Start of Dataset content

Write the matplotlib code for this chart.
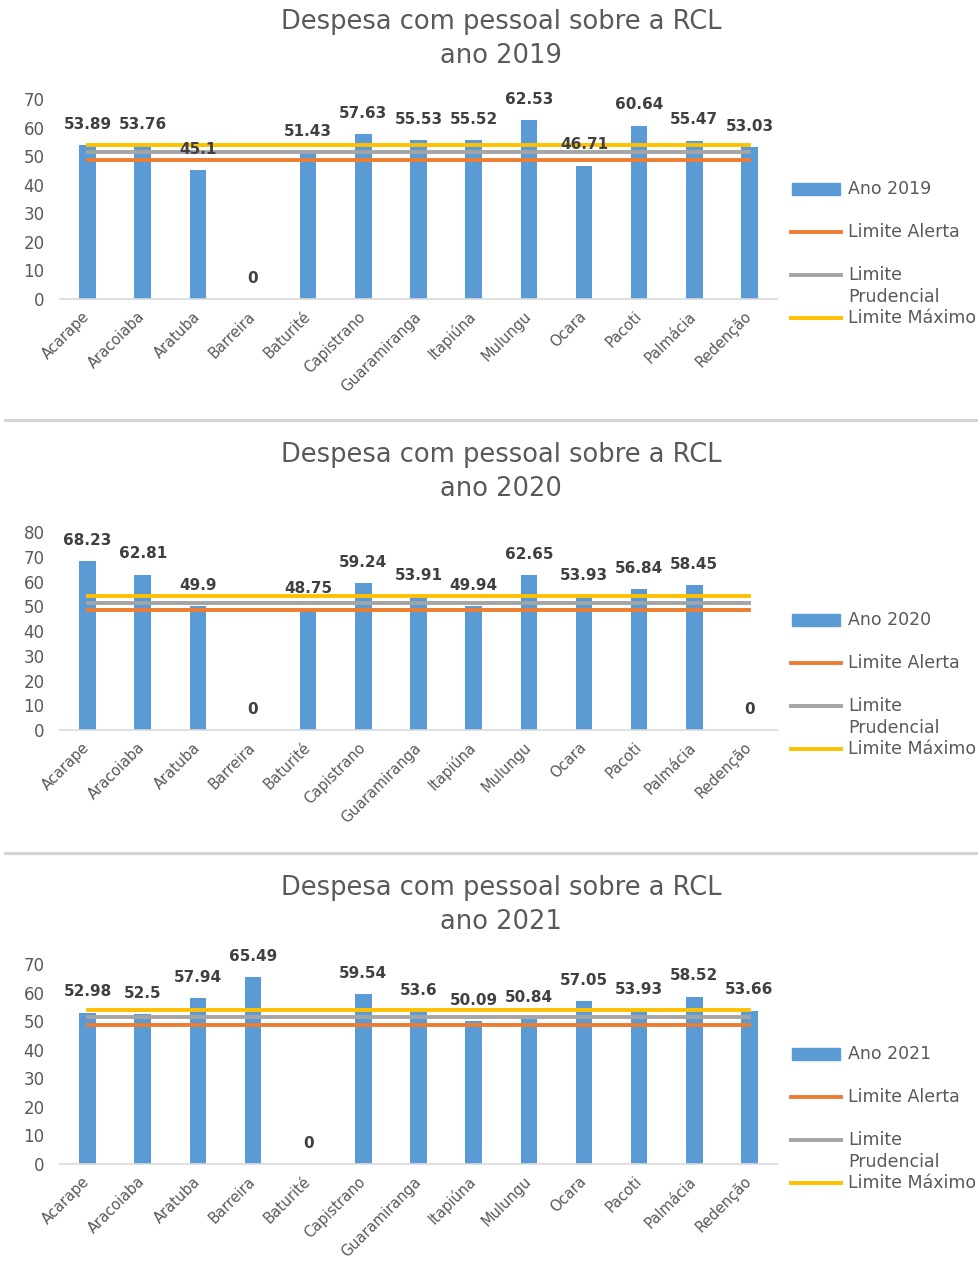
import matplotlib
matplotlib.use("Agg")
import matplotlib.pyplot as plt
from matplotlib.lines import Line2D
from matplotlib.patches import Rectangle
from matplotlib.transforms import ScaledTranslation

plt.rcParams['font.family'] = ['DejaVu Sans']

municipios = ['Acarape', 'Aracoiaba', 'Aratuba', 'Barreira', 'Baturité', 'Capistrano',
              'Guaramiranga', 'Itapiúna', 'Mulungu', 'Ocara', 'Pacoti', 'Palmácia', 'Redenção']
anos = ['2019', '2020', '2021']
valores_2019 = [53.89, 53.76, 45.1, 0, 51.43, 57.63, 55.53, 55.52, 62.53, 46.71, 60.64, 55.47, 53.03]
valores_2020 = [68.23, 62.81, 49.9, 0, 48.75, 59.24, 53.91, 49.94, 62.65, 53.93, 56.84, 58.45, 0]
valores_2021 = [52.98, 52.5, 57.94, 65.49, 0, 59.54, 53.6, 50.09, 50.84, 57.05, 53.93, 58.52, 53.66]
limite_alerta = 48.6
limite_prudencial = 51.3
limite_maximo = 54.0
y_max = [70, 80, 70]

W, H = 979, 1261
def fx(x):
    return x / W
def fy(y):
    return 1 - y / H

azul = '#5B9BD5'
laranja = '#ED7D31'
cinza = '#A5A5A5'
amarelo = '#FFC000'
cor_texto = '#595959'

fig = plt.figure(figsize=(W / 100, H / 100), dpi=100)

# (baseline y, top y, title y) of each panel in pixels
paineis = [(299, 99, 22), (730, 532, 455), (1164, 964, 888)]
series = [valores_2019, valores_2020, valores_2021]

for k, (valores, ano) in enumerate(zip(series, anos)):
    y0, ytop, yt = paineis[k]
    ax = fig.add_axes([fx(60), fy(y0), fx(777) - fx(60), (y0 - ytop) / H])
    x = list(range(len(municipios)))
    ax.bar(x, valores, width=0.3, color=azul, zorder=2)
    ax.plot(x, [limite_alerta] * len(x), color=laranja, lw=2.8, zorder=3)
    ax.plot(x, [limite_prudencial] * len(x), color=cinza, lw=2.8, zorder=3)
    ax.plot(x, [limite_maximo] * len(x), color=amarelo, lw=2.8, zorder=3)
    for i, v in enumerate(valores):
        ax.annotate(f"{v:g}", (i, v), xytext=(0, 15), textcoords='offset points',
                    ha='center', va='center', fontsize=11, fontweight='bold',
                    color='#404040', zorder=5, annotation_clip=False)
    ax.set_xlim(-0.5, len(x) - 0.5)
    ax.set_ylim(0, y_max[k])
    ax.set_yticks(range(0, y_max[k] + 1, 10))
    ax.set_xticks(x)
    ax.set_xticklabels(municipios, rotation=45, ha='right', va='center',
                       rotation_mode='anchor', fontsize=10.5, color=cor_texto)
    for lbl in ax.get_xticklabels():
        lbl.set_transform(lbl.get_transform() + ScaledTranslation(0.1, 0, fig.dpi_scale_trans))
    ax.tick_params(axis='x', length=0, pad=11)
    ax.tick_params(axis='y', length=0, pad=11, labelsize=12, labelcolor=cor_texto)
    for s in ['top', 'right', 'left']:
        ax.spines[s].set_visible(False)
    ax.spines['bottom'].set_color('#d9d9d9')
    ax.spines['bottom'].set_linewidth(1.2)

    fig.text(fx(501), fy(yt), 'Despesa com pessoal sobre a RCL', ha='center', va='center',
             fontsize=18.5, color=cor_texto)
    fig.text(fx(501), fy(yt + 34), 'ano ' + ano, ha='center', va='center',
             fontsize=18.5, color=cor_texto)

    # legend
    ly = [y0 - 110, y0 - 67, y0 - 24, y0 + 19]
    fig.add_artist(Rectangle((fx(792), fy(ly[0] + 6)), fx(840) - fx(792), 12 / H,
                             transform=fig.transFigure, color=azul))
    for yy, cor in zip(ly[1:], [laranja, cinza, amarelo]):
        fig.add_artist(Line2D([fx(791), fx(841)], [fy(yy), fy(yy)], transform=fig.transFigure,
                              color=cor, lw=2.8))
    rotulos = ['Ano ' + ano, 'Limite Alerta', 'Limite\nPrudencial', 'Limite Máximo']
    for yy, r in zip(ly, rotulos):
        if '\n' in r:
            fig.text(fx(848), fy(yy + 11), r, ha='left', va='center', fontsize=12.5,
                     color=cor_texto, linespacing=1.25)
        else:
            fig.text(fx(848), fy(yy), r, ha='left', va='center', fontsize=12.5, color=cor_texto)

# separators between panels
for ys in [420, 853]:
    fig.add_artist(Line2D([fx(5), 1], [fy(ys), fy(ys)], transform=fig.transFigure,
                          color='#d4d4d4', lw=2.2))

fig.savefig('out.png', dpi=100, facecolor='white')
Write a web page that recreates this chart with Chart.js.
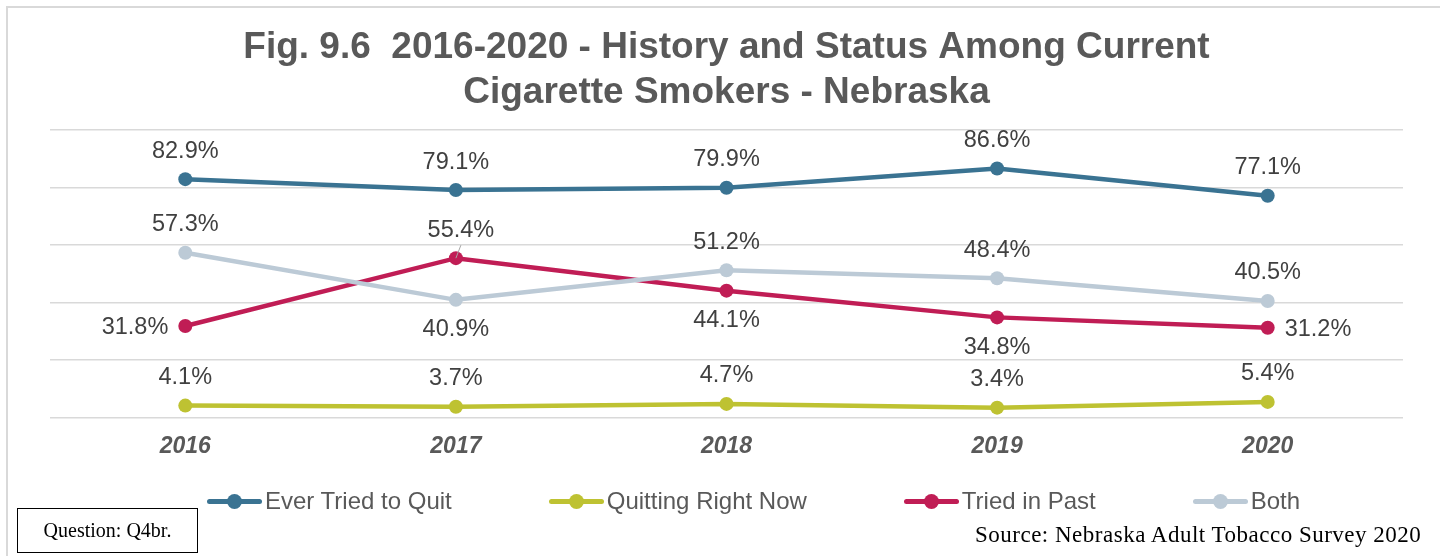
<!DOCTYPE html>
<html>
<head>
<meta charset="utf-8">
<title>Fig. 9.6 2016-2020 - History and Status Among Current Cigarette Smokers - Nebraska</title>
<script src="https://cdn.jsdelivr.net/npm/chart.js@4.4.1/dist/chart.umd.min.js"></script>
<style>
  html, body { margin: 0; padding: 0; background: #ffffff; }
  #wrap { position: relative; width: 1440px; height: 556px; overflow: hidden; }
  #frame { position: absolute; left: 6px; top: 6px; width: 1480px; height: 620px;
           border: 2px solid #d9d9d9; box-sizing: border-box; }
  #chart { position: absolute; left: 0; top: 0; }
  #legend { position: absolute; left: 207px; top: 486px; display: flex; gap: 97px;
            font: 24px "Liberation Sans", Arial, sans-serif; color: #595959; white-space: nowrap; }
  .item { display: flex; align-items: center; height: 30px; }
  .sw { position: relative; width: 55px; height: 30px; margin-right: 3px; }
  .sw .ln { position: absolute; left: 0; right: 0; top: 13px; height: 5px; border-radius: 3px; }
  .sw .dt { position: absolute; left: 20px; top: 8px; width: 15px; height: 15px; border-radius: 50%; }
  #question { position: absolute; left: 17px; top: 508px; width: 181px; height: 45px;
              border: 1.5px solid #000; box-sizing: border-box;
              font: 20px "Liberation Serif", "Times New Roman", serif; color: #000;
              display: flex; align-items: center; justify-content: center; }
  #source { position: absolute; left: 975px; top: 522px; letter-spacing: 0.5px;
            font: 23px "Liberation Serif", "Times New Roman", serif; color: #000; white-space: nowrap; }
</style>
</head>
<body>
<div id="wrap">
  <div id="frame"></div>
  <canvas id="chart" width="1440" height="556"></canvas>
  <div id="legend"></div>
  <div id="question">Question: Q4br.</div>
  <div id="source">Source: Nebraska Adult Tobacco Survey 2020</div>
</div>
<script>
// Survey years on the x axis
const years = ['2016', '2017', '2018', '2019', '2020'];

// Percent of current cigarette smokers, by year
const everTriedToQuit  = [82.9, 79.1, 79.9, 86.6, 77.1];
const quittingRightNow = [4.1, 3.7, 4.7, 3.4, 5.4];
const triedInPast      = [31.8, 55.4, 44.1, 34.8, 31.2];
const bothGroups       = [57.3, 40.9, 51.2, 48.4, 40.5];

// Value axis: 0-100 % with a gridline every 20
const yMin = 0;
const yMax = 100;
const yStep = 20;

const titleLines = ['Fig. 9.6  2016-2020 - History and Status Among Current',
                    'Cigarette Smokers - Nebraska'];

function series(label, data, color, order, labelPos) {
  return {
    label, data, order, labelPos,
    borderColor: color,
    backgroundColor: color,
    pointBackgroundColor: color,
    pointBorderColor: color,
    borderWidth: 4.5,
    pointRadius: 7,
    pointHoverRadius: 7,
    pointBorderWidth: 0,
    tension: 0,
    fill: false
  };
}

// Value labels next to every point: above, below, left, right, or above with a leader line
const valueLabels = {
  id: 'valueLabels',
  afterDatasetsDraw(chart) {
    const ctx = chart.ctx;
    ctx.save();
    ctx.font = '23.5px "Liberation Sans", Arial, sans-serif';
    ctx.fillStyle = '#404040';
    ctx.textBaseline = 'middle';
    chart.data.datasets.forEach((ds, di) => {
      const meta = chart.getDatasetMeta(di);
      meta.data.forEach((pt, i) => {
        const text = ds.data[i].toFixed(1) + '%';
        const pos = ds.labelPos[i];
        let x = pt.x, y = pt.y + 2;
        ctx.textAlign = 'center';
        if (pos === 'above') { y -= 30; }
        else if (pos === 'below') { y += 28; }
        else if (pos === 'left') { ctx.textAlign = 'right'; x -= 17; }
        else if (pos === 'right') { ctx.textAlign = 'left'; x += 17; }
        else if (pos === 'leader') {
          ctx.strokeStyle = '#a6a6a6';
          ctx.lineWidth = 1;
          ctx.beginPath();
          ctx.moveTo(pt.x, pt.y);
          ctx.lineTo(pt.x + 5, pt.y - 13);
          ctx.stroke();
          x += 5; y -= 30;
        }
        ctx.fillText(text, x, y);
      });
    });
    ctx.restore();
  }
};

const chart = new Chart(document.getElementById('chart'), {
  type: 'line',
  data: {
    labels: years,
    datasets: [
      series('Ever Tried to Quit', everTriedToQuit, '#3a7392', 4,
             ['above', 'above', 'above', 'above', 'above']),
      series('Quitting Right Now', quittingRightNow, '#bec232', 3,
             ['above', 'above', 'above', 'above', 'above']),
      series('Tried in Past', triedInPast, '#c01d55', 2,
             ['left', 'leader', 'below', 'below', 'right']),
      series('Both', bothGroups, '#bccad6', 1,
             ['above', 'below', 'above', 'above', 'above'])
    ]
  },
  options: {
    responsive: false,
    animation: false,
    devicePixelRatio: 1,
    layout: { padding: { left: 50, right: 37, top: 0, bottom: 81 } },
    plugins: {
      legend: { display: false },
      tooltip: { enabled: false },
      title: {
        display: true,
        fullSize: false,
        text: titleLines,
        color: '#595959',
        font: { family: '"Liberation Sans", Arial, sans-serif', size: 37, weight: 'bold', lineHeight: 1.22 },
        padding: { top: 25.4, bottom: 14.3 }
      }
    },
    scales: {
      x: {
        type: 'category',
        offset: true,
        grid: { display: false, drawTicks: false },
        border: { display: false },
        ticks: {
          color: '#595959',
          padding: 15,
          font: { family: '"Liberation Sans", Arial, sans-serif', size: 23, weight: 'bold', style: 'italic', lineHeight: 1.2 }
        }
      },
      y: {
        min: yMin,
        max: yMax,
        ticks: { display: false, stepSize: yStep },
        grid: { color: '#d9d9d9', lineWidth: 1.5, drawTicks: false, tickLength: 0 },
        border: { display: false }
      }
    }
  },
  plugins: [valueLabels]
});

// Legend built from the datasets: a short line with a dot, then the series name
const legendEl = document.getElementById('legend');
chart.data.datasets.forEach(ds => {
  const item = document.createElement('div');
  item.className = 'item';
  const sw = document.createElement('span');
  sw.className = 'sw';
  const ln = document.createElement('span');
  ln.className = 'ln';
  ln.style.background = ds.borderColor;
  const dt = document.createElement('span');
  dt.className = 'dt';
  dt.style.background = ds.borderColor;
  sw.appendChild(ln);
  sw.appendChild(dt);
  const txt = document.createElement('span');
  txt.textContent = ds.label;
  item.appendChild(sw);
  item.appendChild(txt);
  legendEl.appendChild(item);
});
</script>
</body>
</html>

End of Dataset content

Problem
Output nothing but the number of lines in the data containing the string "with".

Solution for this exercise
4